Click here to read Yglesias
Click here to read Hertzberg
A funny guy
One thing Roberts has to recommend him is an excellent sense of humor. Here, AP reporter Michael Blood writes about some of the judge's Reagan-era memos. This one made your blogstress laugh out loud:
In August 1983, he reviewed what he called a "snide letter" to Reagan from a University of Georgia professor who alleged that a government agency was compiling a blacklist and then suggested the government might investigate him for complaining.
In a memo to [White House counsel Fred] Fielding, Roberts added parenthetically, "Once you let the word out there's a blacklist, everybody wants to get on."
Anyone who has ever encountered an insufferably earnest but self-important ideologue will get the joke.
What's not funny, though, is that during the time at which Roberts rendered this ha-ha, the Reagan administration WAS doing some very underhanded things, like infiltrating anti-contra groups, and taking in-kind contributions from big PR firms in the guise of "public diplomacy" in support of those very same thugs (the contras, that is).
Click here to read Blood
And what about the queer folk?
In his brief tenure on the D.C. Circuit federal Court of Appeals, Judge Roberts has yet to have the opportunity to render a decision on anything bearing on gay rights. With his confirmation, he will likely have a nearly immediate opportunity to do so, with the case, Forum for Academic and Institutional Rights (FAIR) v. Rumsfeld.
As described in admirable detail by Jeffrey Toobin in this week's New Yorker, it's a case your blogstress finds troubling all around. A coalition of academic institutions is fighting a law known as the Solomon Amendment that prohibits the disbursement of federal funds to any educational institution that denies, in any way, military recruiters the right to pitch graduating students through the usual campus job-placement programs and job fairs. The institutions in question had barred recruitment by any employers that discriminate against gay people (a most excellent policy), a category into which the military notoriously falls.

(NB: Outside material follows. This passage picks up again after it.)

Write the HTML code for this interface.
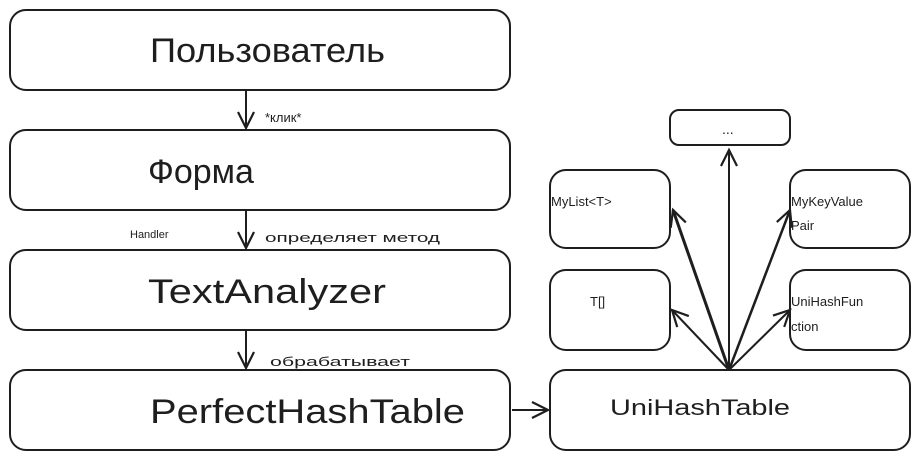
<!DOCTYPE html>
<html><head><meta charset="utf-8"><style>
body{margin:0;background:#fff;width:920px;height:460px;overflow:hidden}
text{font-family:"Liberation Sans","DejaVu Sans",sans-serif;fill:#1e1e1e}
</style></head><body>
<svg width="920" height="460" viewBox="0 0 920 460">
<defs><marker id="a" markerWidth="22" markerHeight="22" refX="18" refY="11" orient="auto" markerUnits="userSpaceOnUse"><path d="M2,3 L18,11 L2,19" fill="none" stroke="#1e1e1e" stroke-width="2.2"/></marker></defs>
<g fill="none" stroke="#1e1e1e" stroke-width="2">
<rect x="10" y="10" width="500" height="80" rx="16"/>
<rect x="10" y="130" width="500" height="80" rx="16"/>
<rect x="10" y="250" width="500" height="80" rx="16"/>
<rect x="10" y="370" width="500" height="80" rx="16"/>
<rect x="550" y="370" width="360" height="80" rx="16"/>
<rect x="670" y="110" width="120" height="35" rx="9"/>
<rect x="550" y="170" width="120" height="78" rx="16"/>
<rect x="790" y="170" width="120" height="78" rx="16"/>
<rect x="550" y="270" width="120" height="80" rx="16"/>
<rect x="790" y="270" width="120" height="80" rx="16"/>
<g marker-end="url(#a)">
<line x1="246" y1="90" x2="246" y2="128"/>
<line x1="246" y1="210" x2="246" y2="248"/>
<line x1="246" y1="330" x2="246" y2="368"/>
<line x1="512" y1="410" x2="548" y2="410"/>
<line x1="729" y1="370" x2="729" y2="150"/>
<line x1="729" y1="370" x2="673" y2="210" stroke-width="3"/>
<line x1="729" y1="370" x2="790" y2="210" stroke-width="2.5"/>
<line x1="729" y1="370" x2="672" y2="310"/>
<line x1="729" y1="370" x2="790" y2="310"/>
</g></g>
<g font-size="34" lengthAdjust="spacingAndGlyphs">
<text x="150" y="62" textLength="235" lengthAdjust="spacingAndGlyphs">Пользователь</text>
<text x="148" y="183">Форма</text>
<text x="148" y="303" textLength="238" lengthAdjust="spacingAndGlyphs">TextAnalyzer</text>
<text x="150" y="423" textLength="315" lengthAdjust="spacingAndGlyphs">PerfectHashTable</text>
</g>
<text x="610" y="415" font-size="22" textLength="180" lengthAdjust="spacingAndGlyphs">UniHashTable</text>
<text x="722" y="134" font-size="14">...</text>
<g font-size="13">
<text x="551" y="206">MyList&lt;T&gt;</text>
<text x="590" y="306">T[]</text>
<text x="791" y="206">MyKeyValue</text><text x="791" y="230">Pair</text>
<text x="791" y="306">UniHashFun</text><text x="791" y="331">ction</text>
<text x="265" y="122">*клик*</text>
<text x="265" y="242" textLength="175" lengthAdjust="spacingAndGlyphs">определяет метод</text>
<text x="270" y="366" textLength="140" lengthAdjust="spacingAndGlyphs">обрабатывает</text>
</g>
<text x="130" y="238" font-size="11">Handler</text>
</svg>
</body></html>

What troubles your cybertrix is the coalition's First-Amendment basis for its argument. It seems to her that the academic institutions are not being denied their right to speech; they're simply paying a price for their stance. Your Webwench fears that if the good guys (the academics) were to win, the teeth could be yanked out of Title IX, the law that forbids federal funding to any educational institution that fails to provide equal facilities for men and women students.
Here's Toobin:
Most observers regard the legal arguments of both sides in fair as at least plausible, but most of the current Justices would probably want to defer to the needs of the military. Roberts’s history suggests that he would do the same; the concept of judicial restraint means a reluctance to invalidate the actions of the other branches of government.
The "other branch of government" referred to here is Congress; it passed the Solomon Amendment by a wide margin.
While your blogstress does not wish to see a gay rights victory come at the expense of female college students, neither does she find solace in the specter of a justice who bows to the executive and legislative branches, both of which have lately seized powers never intended for them.